──────── Information shown ────────

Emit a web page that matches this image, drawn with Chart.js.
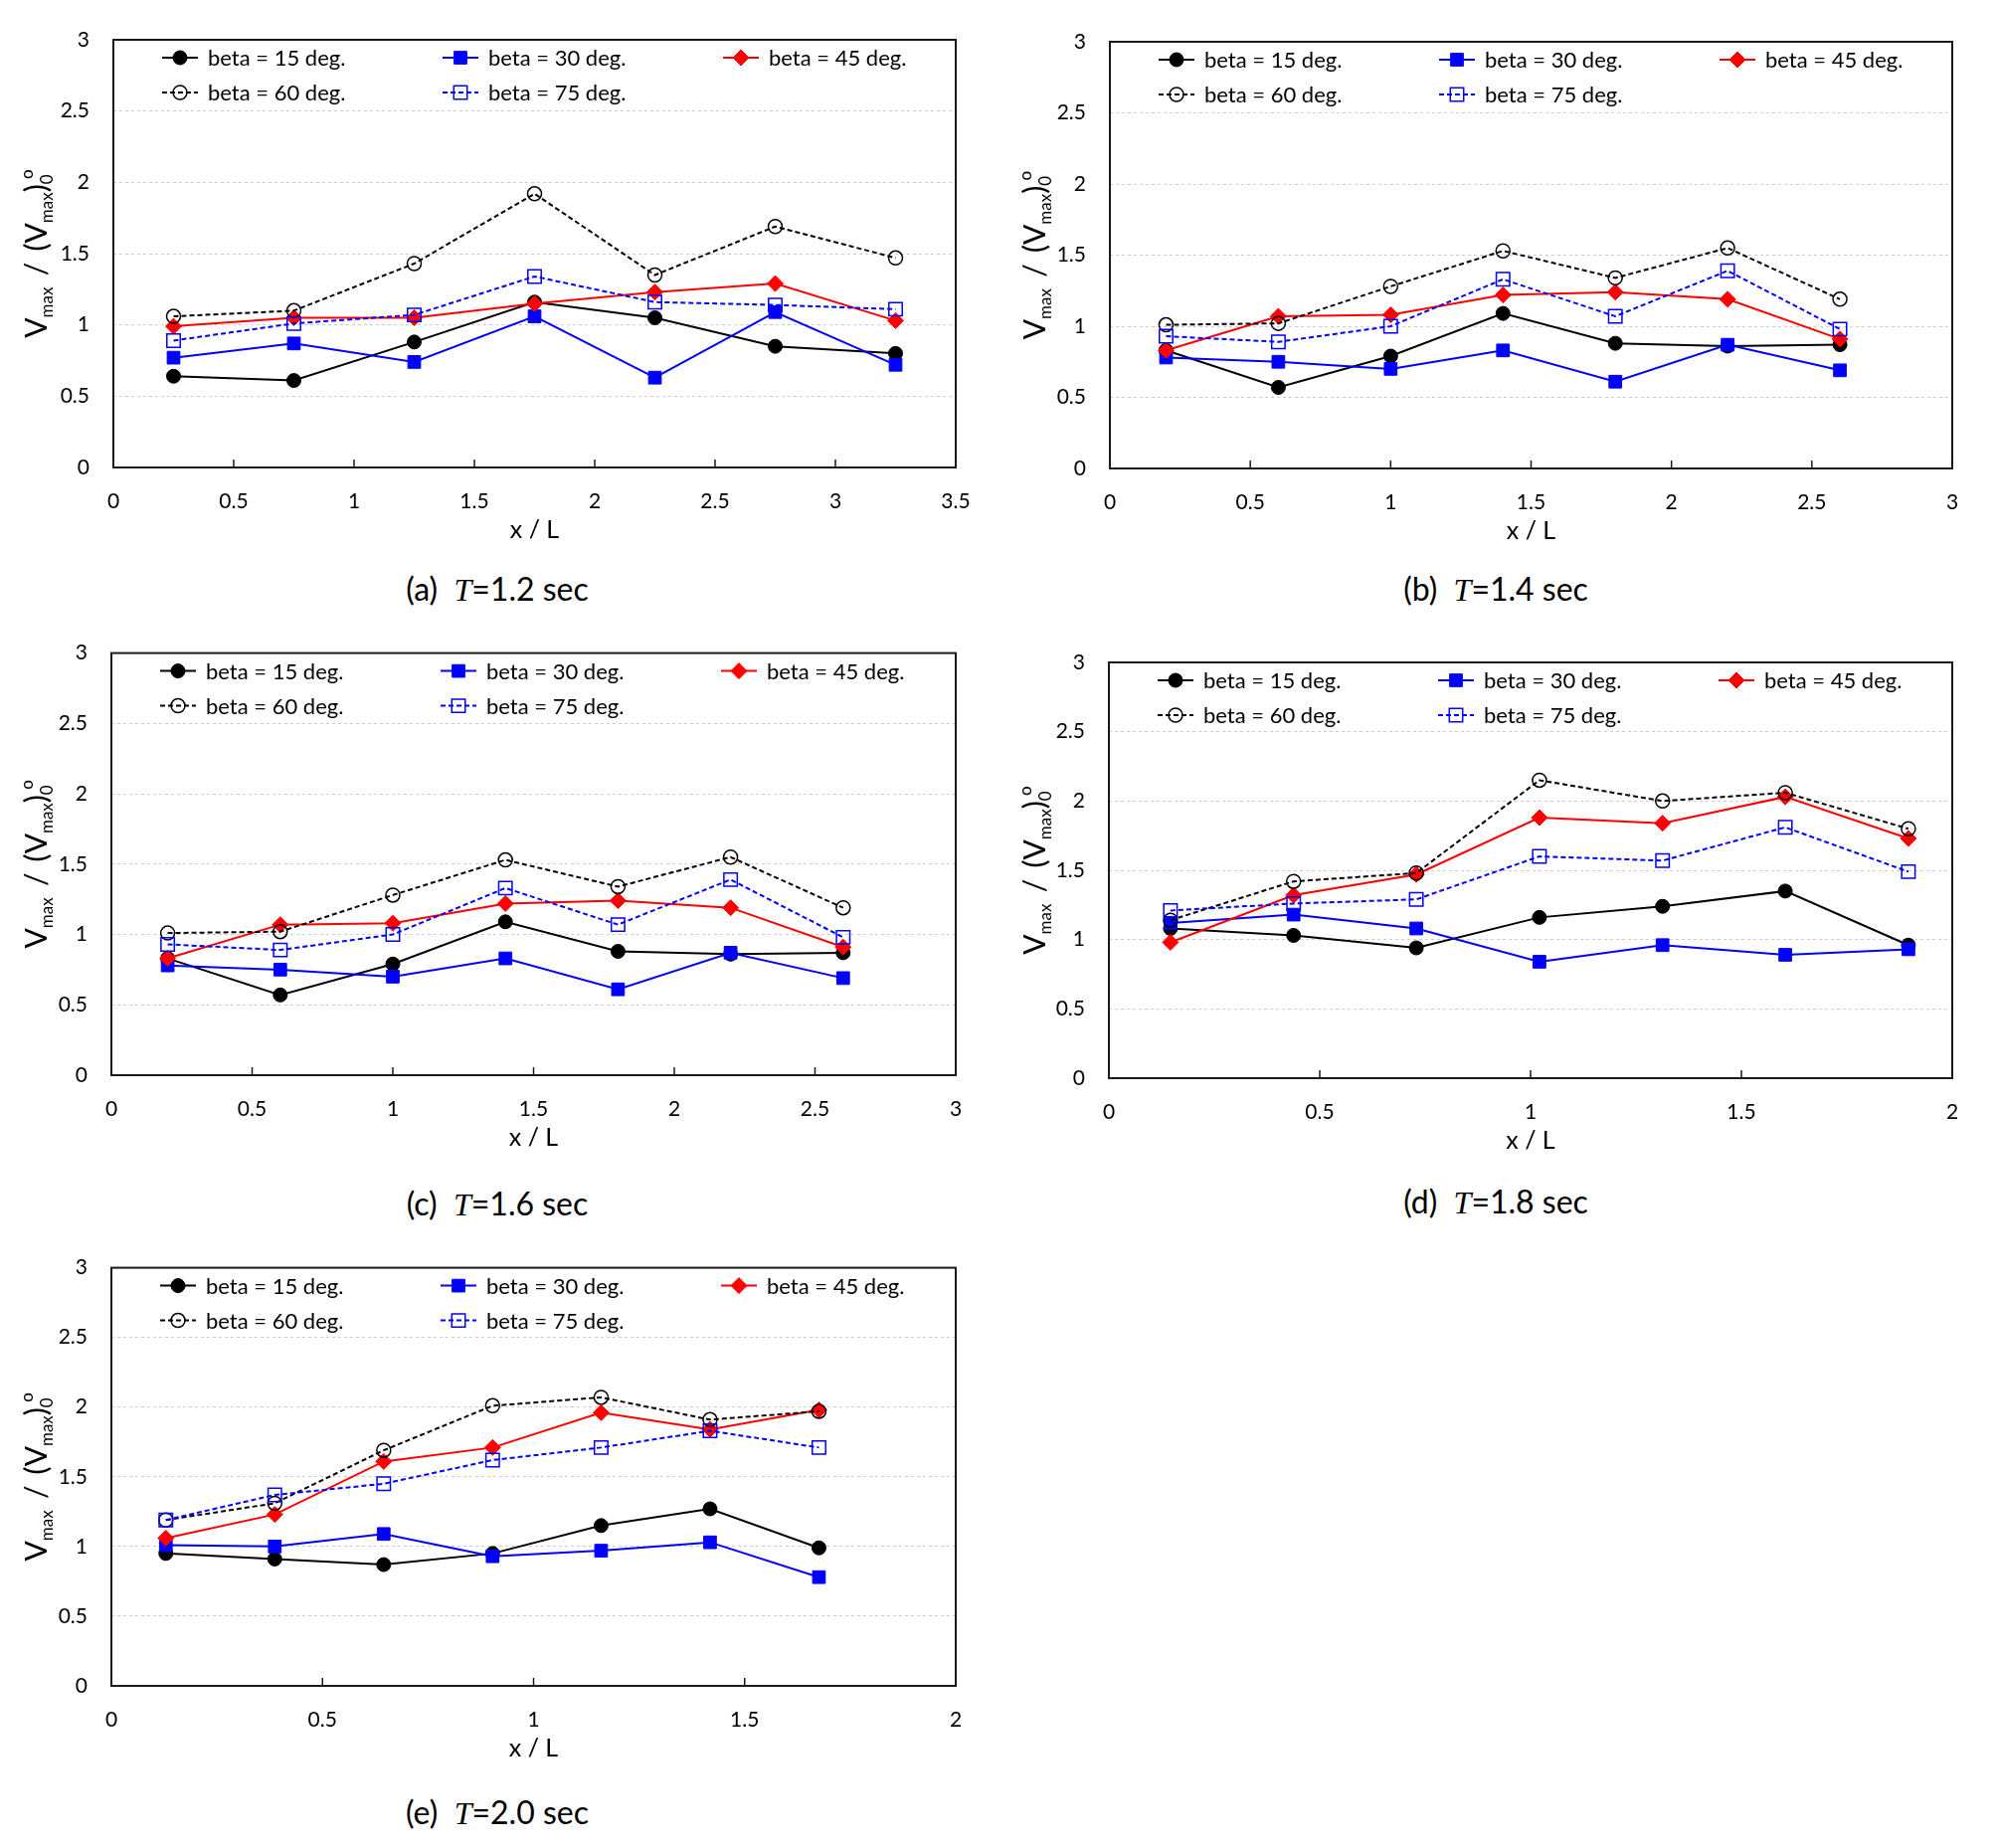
<!DOCTYPE html>
<html lang="en">
  <head>
    <meta charset="utf-8" />
    <title>Vmax ratio along x / L</title>
    <style>
      * {
        margin: 0;
        padding: 0;
      }
      body {
        width: 2008px;
        height: 1858px;
        background: #fff;
        position: relative;
        overflow: hidden;
        font-family: Lato, sans-serif;
      }
      .panel {
        position: absolute;
        width: 1004px;
        height: 620px;
      }
      .chartBox {
        position: absolute;
        left: 0;
        top: 0;
        width: 1004px;
      }
      .caption {
        position: absolute;
        left: 250px;
        width: 500px;
        text-align: center;
        font-size: 32px;
        line-height: 38px;
        color: #000;
        white-space: pre;
      }
      .caption i {
        font-family: "Liberation Serif", serif;
        font-style: italic;
      }
    </style>
  </head>
  <body>
    <script src="https://cdn.jsdelivr.net/npm/chart.js"></script>
    <script>
      // ---- data ----
      const seriesLabels = ["beta = 15 deg.", "beta = 30 deg.", "beta = 45 deg.", "beta = 60 deg.", "beta = 75 deg."];

      // (a) T = 1.2 sec
      const xA = [0.25, 0.75, 1.25, 1.75, 2.25, 2.75, 3.25];
      const a15 = [0.64, 0.61, 0.88, 1.16, 1.05, 0.85, 0.80];
      const a30 = [0.77, 0.87, 0.74, 1.06, 0.63, 1.09, 0.72];
      const a45 = [0.99, 1.05, 1.05, 1.15, 1.23, 1.29, 1.03];
      const a60 = [1.06, 1.10, 1.43, 1.92, 1.35, 1.69, 1.47];
      const a75 = [0.89, 1.01, 1.07, 1.34, 1.16, 1.14, 1.11];

      // (b) T = 1.4 sec
      const xB = [0.2, 0.6, 1.0, 1.4, 1.8, 2.2, 2.6];
      const b15 = [0.83, 0.57, 0.79, 1.09, 0.88, 0.86, 0.87];
      const b30 = [0.78, 0.75, 0.70, 0.83, 0.61, 0.87, 0.69];
      const b45 = [0.83, 1.07, 1.08, 1.22, 1.24, 1.19, 0.91];
      const b60 = [1.01, 1.02, 1.28, 1.53, 1.34, 1.55, 1.19];
      const b75 = [0.93, 0.89, 1.00, 1.33, 1.07, 1.39, 0.98];

      // (c) T = 1.6 sec
      const xC = [0.2, 0.6, 1.0, 1.4, 1.8, 2.2, 2.6];
      const c15 = [0.83, 0.57, 0.79, 1.09, 0.88, 0.86, 0.87];
      const c30 = [0.78, 0.75, 0.70, 0.83, 0.61, 0.87, 0.69];
      const c45 = [0.83, 1.07, 1.08, 1.22, 1.24, 1.19, 0.91];
      const c60 = [1.01, 1.02, 1.28, 1.53, 1.34, 1.55, 1.19];
      const c75 = [0.93, 0.89, 1.00, 1.33, 1.07, 1.39, 0.98];

      // (d) T = 1.8 sec
      const xD = [0.146, 0.438, 0.729, 1.021, 1.313, 1.604, 1.896];
      const d15 = [1.08, 1.03, 0.94, 1.16, 1.24, 1.35, 0.96];
      const d30 = [1.12, 1.18, 1.08, 0.84, 0.96, 0.89, 0.93];
      const d45 = [0.98, 1.32, 1.47, 1.88, 1.84, 2.03, 1.73];
      const d60 = [1.14, 1.42, 1.48, 2.15, 2.00, 2.06, 1.80];
      const d75 = [1.21, 1.26, 1.29, 1.60, 1.57, 1.81, 1.49];

      // (e) T = 2.0 sec
      const xE = [0.129, 0.387, 0.645, 0.903, 1.16, 1.418, 1.676];
      const e15 = [0.95, 0.91, 0.87, 0.95, 1.15, 1.27, 0.99];
      const e30 = [1.01, 1.00, 1.09, 0.93, 0.97, 1.03, 0.78];
      const e45 = [1.06, 1.23, 1.61, 1.71, 1.96, 1.84, 1.98];
      const e60 = [1.19, 1.31, 1.69, 2.01, 2.07, 1.91, 1.97];
      const e75 = [1.19, 1.37, 1.45, 1.62, 1.71, 1.83, 1.71];

      // tick labels
      const yTicks = ["0", "0.5", "1", "1.5", "2", "2.5", "3"];
      const xTicks35 = ["0", "0.5", "1", "1.5", "2", "2.5", "3", "3.5"];
      const xTicks3 = ["0", "0.5", "1", "1.5", "2", "2.5", "3"];
      const xTicks2 = ["0", "0.5", "1", "1.5", "2"];
      const xTitle = "x / L";

      // captions
      const captionTags = ["(a)", "(b)", "(c)", "(d)", "(e)"];
      const captionPeriods = ["1.2 sec", "1.4 sec", "1.6 sec", "1.8 sec", "2.0 sec"];

      // ---- styles / layout ----
      const seriesStyle = [
        { color: "#000000", dash: [], point: "circle", radius: 7, fill: true },
        { color: "#0000ff", dash: [], point: "rect", radius: 9, fill: true },
        { color: "#ff0000", dash: [], point: "rectRot", radius: 8, fill: true },
        { color: "#000000", dash: [5, 3], point: "circle", radius: 7, fill: false },
        { color: "#0000ff", dash: [5, 3], point: "rect", radius: 9.5, fill: false }
      ];

      // plot = [left, right, top, bottom] of the plot frame inside each panel
      const panelLayout = [
        { left: 0, top: 0, plot: [114, 961, 40, 470], capY: 592 },
        { left: 1004, top: 0, plot: [112, 959, 42, 471], capY: 592 },
        { left: 0, top: 620, plot: [112, 961, 31, 461], capY: 590 },
        { left: 1004, top: 620, plot: [111, 959, 46, 464], capY: 588 },
        { left: 0, top: 1238, plot: [112, 961, 30, 457], capY: 584 }
      ];

      const panels = [
        { x: xA, series: [a15, a30, a45, a60, a75], xMax: 3.5, xTicks: xTicks35 },
        { x: xB, series: [b15, b30, b45, b60, b75], xMax: 3, xTicks: xTicks3 },
        { x: xC, series: [c15, c30, c45, c60, c75], xMax: 3, xTicks: xTicks3 },
        { x: xD, series: [d15, d30, d45, d60, d75], xMax: 2, xTicks: xTicks2 },
        { x: xE, series: [e15, e30, e45, e60, e75], xMax: 2, xTicks: xTicks2 }
      ];

      const FONT = "Lato";

      function drawMarker(ctx, st, x, y) {
        const r = st.radius;
        ctx.save();
        ctx.setLineDash([]);
        ctx.lineWidth = st.fill ? 1 : 1.5;
        ctx.strokeStyle = st.color;
        ctx.fillStyle = st.color;
        ctx.beginPath();
        if (st.point === "circle") {
          ctx.arc(x, y, r, 0, Math.PI * 2);
        } else if (st.point === "rect") {
          const s = r * Math.SQRT1_2;
          ctx.rect(x - s, y - s, 2 * s, 2 * s);
        } else {
          ctx.moveTo(x, y - r);
          ctx.lineTo(x + r, y);
          ctx.lineTo(x, y + r);
          ctx.lineTo(x - r, y);
          ctx.closePath();
        }
        if (st.fill) ctx.fill();
        ctx.stroke();
        ctx.restore();
      }

      // frame round the plot and small inside ticks on x
      const framePlugin = {
        id: "framePlugin",
        beforeDatasetsDraw(chart) {
          const { ctx, chartArea: a, scales: { x } } = chart;
          ctx.save();
          ctx.strokeStyle = "#1a1a1a";
          ctx.lineWidth = 1.5;
          x.ticks.forEach((t) => {
            const px = x.getPixelForValue(t.value);
            ctx.beginPath();
            ctx.moveTo(px, a.bottom);
            ctx.lineTo(px, a.bottom - 8);
            ctx.stroke();
          });
          ctx.lineWidth = 2;
          ctx.strokeRect(a.left, a.top, a.right - a.left, a.bottom - a.top);
          ctx.restore();
        }
      };

      // legend inside the plot, 3 columns
      const legendPlugin = {
        id: "legendPlugin",
        afterDraw(chart) {
          const { ctx, chartArea: a } = chart;
          ctx.save();
          ctx.font = "22px " + FONT;
          ctx.textBaseline = "middle";
          ctx.fillStyle = "#000";
          seriesLabels.forEach((label, i) => {
            const st = seriesStyle[i];
            const x0 = a.left + 49 + (i % 3) * 282;
            const y0 = a.top + 18 + Math.floor(i / 3) * 35;
            ctx.strokeStyle = st.color;
            ctx.lineWidth = 2;
            ctx.setLineDash(st.dash);
            ctx.beginPath();
            ctx.moveTo(x0, y0);
            ctx.lineTo(x0 + 36, y0);
            ctx.stroke();
            drawMarker(ctx, st, x0 + 18, y0);
            ctx.fillText(label, x0 + 46, y0 + 1);
          });
          ctx.restore();
        }
      };

      // rotated y title with sub/superscripts
      const yTitlePlugin = {
        id: "yTitlePlugin",
        afterDraw(chart) {
          const { ctx, chartArea: a } = chart;
          const parts = [
            ["V", 30, 0, 0],
            ["max", 17, 6, 0],
            [" / ", 30, 0, 7],
            ["(", 30, 0, 0],
            ["V", 30, 0, 0],
            ["max", 17, 6, 0],
            [")", 30, 0, 0],
            ["0", 17, 6, 0],
            ["o", 17, -14, 0]
          ];
          ctx.save();
          ctx.fillStyle = "#000";
          ctx.textBaseline = "alphabetic";
          let total = 0;
          const widths = parts.map(([t, size, , extra]) => {
            ctx.font = size + "px " + FONT;
            return ctx.measureText(t).width + extra;
          });
          // "o" sits partly above the "0"
          widths[7] *= 0.55;
          widths.forEach((w) => (total += w));
          ctx.translate(47, (a.top + a.bottom) / 2);
          ctx.rotate(-Math.PI / 2);
          let pos = -total / 2;
          parts.forEach(([t, size, dy, extra], i) => {
            ctx.font = size + "px " + FONT;
            ctx.fillText(t, pos + extra / 2, dy);
            pos += widths[i];
          });
          ctx.restore();
        }
      };

      panels.forEach((p, k) => {
        const lay = panelLayout[k];
        const [pl, pr, pt, pb] = lay.plot;
        const H = pb + 86;

        const panel = document.createElement("div");
        panel.className = "panel";
        panel.style.left = lay.left + "px";
        panel.style.top = lay.top + "px";
        const box = document.createElement("div");
        box.className = "chartBox";
        box.style.height = H + "px";
        const canvas = document.createElement("canvas");
        box.appendChild(canvas);
        panel.appendChild(box);
        const cap = document.createElement("div");
        cap.className = "caption";
        cap.style.top = lay.capY - 19 + "px";
        cap.innerHTML = captionTags[k] + "  <i>T</i>=" + captionPeriods[k];
        panel.appendChild(cap);
        document.body.appendChild(panel);

        const datasets = seriesLabels.map((label, i) => {
          const st = seriesStyle[i];
          return {
            label,
            data: p.x.map((x, j) => ({ x, y: p.series[i][j] })),
            borderColor: st.color,
            borderWidth: 2,
            borderDash: st.dash,
            pointStyle: st.point,
            pointRadius: st.radius,
            pointBorderWidth: st.fill ? 1 : 1.5,
            pointBorderColor: st.color,
            pointBackgroundColor: st.fill ? st.color : "rgba(0,0,0,0)",
            fill: false,
            tension: 0,
            order: 5 - i
          };
        });

        new Chart(canvas, {
          type: "line",
          data: { datasets },
          options: {
            responsive: true,
            maintainAspectRatio: false,
            animation: false,
            layout: { padding: { left: 0, right: 1004 - pr, top: pt, bottom: 0 } },
            plugins: {
              legend: { display: false },
              tooltip: { enabled: false }
            },
            scales: {
              x: {
                type: "linear",
                min: 0,
                max: p.xMax,
                afterFit(s) {
                  s.height = H - pb;
                },
                grid: { display: false, drawTicks: false },
                border: { display: false },
                ticks: {
                  stepSize: 0.5,
                  padding: 22,
                  color: "#000",
                  maxRotation: 0,
                  autoSkip: false,
                  font: { family: FONT, size: 21 },
                  callback: (v, i) => p.xTicks[i]
                },
                title: {
                  display: true,
                  text: xTitle,
                  color: "#000",
                  font: { family: FONT, size: 25 },
                  padding: { top: 0, bottom: 8 }
                }
              },
              y: {
                min: 0,
                max: 3,
                afterFit(s) {
                  s.width = pl;
                },
                grid: { color: "#cccccc", lineWidth: 1, drawTicks: false },
                border: { display: false, dash: [3, 3] },
                ticks: {
                  stepSize: 0.5,
                  padding: 24,
                  color: "#000",
                  font: { family: FONT, size: 21 },
                  callback: (v, i) => yTicks[i]
                }
              }
            }
          },
          plugins: [framePlugin, legendPlugin, yTitlePlugin]
        });
      });
    </script>
  </body>
</html>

────────

Exercise objective: Find each line holding the word "with" and copy it.

Reply:
Emit a web page that matches this image, drawn with Chart.js.
      // rotated y title with sub/superscripts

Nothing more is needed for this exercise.